[Dataset excerpt start]
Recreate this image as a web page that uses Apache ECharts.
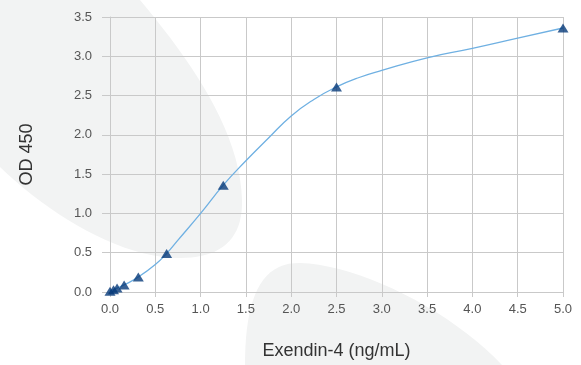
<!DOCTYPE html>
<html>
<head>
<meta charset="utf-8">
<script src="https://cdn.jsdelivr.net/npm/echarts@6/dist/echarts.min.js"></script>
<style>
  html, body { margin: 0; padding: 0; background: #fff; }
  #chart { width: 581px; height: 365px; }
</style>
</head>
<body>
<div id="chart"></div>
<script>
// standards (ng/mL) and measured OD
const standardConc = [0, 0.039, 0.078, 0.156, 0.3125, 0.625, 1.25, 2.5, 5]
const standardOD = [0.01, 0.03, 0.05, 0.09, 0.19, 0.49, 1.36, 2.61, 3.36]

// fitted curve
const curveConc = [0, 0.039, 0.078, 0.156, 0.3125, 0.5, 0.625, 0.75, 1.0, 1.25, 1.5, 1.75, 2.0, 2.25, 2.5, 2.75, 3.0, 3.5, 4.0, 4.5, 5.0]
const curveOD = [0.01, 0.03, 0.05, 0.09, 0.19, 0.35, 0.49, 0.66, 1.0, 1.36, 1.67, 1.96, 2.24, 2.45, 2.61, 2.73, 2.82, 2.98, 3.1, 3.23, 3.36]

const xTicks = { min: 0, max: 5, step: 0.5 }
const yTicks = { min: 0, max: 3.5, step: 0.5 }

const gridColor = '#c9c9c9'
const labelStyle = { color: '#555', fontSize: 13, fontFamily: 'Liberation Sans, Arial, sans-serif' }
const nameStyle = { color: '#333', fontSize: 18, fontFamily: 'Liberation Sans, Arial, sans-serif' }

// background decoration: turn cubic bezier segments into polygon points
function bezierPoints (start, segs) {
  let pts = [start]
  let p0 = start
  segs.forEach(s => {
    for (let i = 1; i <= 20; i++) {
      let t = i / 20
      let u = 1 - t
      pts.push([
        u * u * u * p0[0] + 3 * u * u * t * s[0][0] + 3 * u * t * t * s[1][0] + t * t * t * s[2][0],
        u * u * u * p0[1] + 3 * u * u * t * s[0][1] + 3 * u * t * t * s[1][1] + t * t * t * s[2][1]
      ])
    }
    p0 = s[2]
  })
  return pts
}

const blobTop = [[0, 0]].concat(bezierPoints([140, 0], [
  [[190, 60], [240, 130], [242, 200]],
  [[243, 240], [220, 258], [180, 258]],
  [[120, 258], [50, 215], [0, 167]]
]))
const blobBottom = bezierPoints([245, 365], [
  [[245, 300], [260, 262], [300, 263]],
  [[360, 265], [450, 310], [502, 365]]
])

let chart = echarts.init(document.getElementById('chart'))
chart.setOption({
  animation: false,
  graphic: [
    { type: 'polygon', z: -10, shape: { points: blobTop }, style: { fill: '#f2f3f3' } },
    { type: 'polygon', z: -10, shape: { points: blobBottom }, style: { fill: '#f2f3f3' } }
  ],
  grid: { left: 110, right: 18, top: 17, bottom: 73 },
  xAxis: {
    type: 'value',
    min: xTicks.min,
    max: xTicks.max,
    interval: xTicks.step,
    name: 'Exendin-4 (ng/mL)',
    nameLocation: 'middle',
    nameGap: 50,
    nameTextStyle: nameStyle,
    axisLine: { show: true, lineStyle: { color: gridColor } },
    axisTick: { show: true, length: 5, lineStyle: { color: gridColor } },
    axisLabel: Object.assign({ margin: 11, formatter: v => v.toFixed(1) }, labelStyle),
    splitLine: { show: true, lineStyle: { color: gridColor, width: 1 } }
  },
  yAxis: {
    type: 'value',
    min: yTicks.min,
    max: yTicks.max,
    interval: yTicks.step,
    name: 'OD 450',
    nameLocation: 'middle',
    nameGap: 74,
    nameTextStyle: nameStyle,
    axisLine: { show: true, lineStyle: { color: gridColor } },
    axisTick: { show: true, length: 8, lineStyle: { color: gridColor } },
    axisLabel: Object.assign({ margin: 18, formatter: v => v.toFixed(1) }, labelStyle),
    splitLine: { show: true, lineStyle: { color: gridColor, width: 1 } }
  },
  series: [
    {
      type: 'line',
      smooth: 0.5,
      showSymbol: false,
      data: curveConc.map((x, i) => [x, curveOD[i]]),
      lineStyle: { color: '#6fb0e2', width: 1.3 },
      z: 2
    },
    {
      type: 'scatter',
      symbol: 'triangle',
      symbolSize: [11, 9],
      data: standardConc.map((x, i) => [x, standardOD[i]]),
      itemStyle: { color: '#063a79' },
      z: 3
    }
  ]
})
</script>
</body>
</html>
[Dataset excerpt end]
--- Stated problem ---
Copy out every line of the material above exactly, skipping the pictures.

--- Exercise result ---
Recreate this image as a web page that uses Apache ECharts.
<!DOCTYPE html>
<html>
<head>
<meta charset="utf-8">
<script src="https://cdn.jsdelivr.net/npm/echarts@6/dist/echarts.min.js"></script>
<style>
  html, body { margin: 0; padding: 0; background: #fff; }
  #chart { width: 581px; height: 365px; }
</style>
</head>
<body>
<div id="chart"></div>
<script>
// standards (ng/mL) and measured OD
const standardConc = [0, 0.039, 0.078, 0.156, 0.3125, 0.625, 1.25, 2.5, 5]
const standardOD = [0.01, 0.03, 0.05, 0.09, 0.19, 0.49, 1.36, 2.61, 3.36]

// fitted curve
const curveConc = [0, 0.039, 0.078, 0.156, 0.3125, 0.5, 0.625, 0.75, 1.0, 1.25, 1.5, 1.75, 2.0, 2.25, 2.5, 2.75, 3.0, 3.5, 4.0, 4.5, 5.0]
const curveOD = [0.01, 0.03, 0.05, 0.09, 0.19, 0.35, 0.49, 0.66, 1.0, 1.36, 1.67, 1.96, 2.24, 2.45, 2.61, 2.73, 2.82, 2.98, 3.1, 3.23, 3.36]

const xTicks = { min: 0, max: 5, step: 0.5 }
const yTicks = { min: 0, max: 3.5, step: 0.5 }

const gridColor = '#c9c9c9'
const labelStyle = { color: '#555', fontSize: 13, fontFamily: 'Liberation Sans, Arial, sans-serif' }
const nameStyle = { color: '#333', fontSize: 18, fontFamily: 'Liberation Sans, Arial, sans-serif' }

// background decoration: turn cubic bezier segments into polygon points
function bezierPoints (start, segs) {
  let pts = [start]
  let p0 = start
  segs.forEach(s => {
    for (let i = 1; i <= 20; i++) {
      let t = i / 20
      let u = 1 - t
      pts.push([
        u * u * u * p0[0] + 3 * u * u * t * s[0][0] + 3 * u * t * t * s[1][0] + t * t * t * s[2][0],
        u * u * u * p0[1] + 3 * u * u * t * s[0][1] + 3 * u * t * t * s[1][1] + t * t * t * s[2][1]
      ])
    }
    p0 = s[2]
  })
  return pts
}

const blobTop = [[0, 0]].concat(bezierPoints([140, 0], [
  [[190, 60], [240, 130], [242, 200]],
  [[243, 240], [220, 258], [180, 258]],
  [[120, 258], [50, 215], [0, 167]]
]))
const blobBottom = bezierPoints([245, 365], [
  [[245, 300], [260, 262], [300, 263]],
  [[360, 265], [450, 310], [502, 365]]
])

let chart = echarts.init(document.getElementById('chart'))
chart.setOption({
  animation: false,
  graphic: [
    { type: 'polygon', z: -10, shape: { points: blobTop }, style: { fill: '#f2f3f3' } },
    { type: 'polygon', z: -10, shape: { points: blobBottom }, style: { fill: '#f2f3f3' } }
  ],
  grid: { left: 110, right: 18, top: 17, bottom: 73 },
  xAxis: {
    type: 'value',
    min: xTicks.min,
    max: xTicks.max,
    interval: xTicks.step,
    name: 'Exendin-4 (ng/mL)',
    nameLocation: 'middle',
    nameGap: 50,
    nameTextStyle: nameStyle,
    axisLine: { show: true, lineStyle: { color: gridColor } },
    axisTick: { show: true, length: 5, lineStyle: { color: gridColor } },
    axisLabel: Object.assign({ margin: 11, formatter: v => v.toFixed(1) }, labelStyle),
    splitLine: { show: true, lineStyle: { color: gridColor, width: 1 } }
  },
  yAxis: {
    type: 'value',
    min: yTicks.min,
    max: yTicks.max,
    interval: yTicks.step,
    name: 'OD 450',
    nameLocation: 'middle',
    nameGap: 74,
    nameTextStyle: nameStyle,
    axisLine: { show: true, lineStyle: { color: gridColor } },
    axisTick: { show: true, length: 8, lineStyle: { color: gridColor } },
    axisLabel: Object.assign({ margin: 18, formatter: v => v.toFixed(1) }, labelStyle),
    splitLine: { show: true, lineStyle: { color: gridColor, width: 1 } }
  },
  series: [
    {
      type: 'line',
      smooth: 0.5,
      showSymbol: false,
      data: curveConc.map((x, i) => [x, curveOD[i]]),
      lineStyle: { color: '#6fb0e2', width: 1.3 },
      z: 2
    },
    {
      type: 'scatter',
      symbol: 'triangle',
      symbolSize: [11, 9],
      data: standardConc.map((x, i) => [x, standardOD[i]]),
      itemStyle: { color: '#063a79' },
      z: 3
    }
  ]
})
</script>
</body>
</html>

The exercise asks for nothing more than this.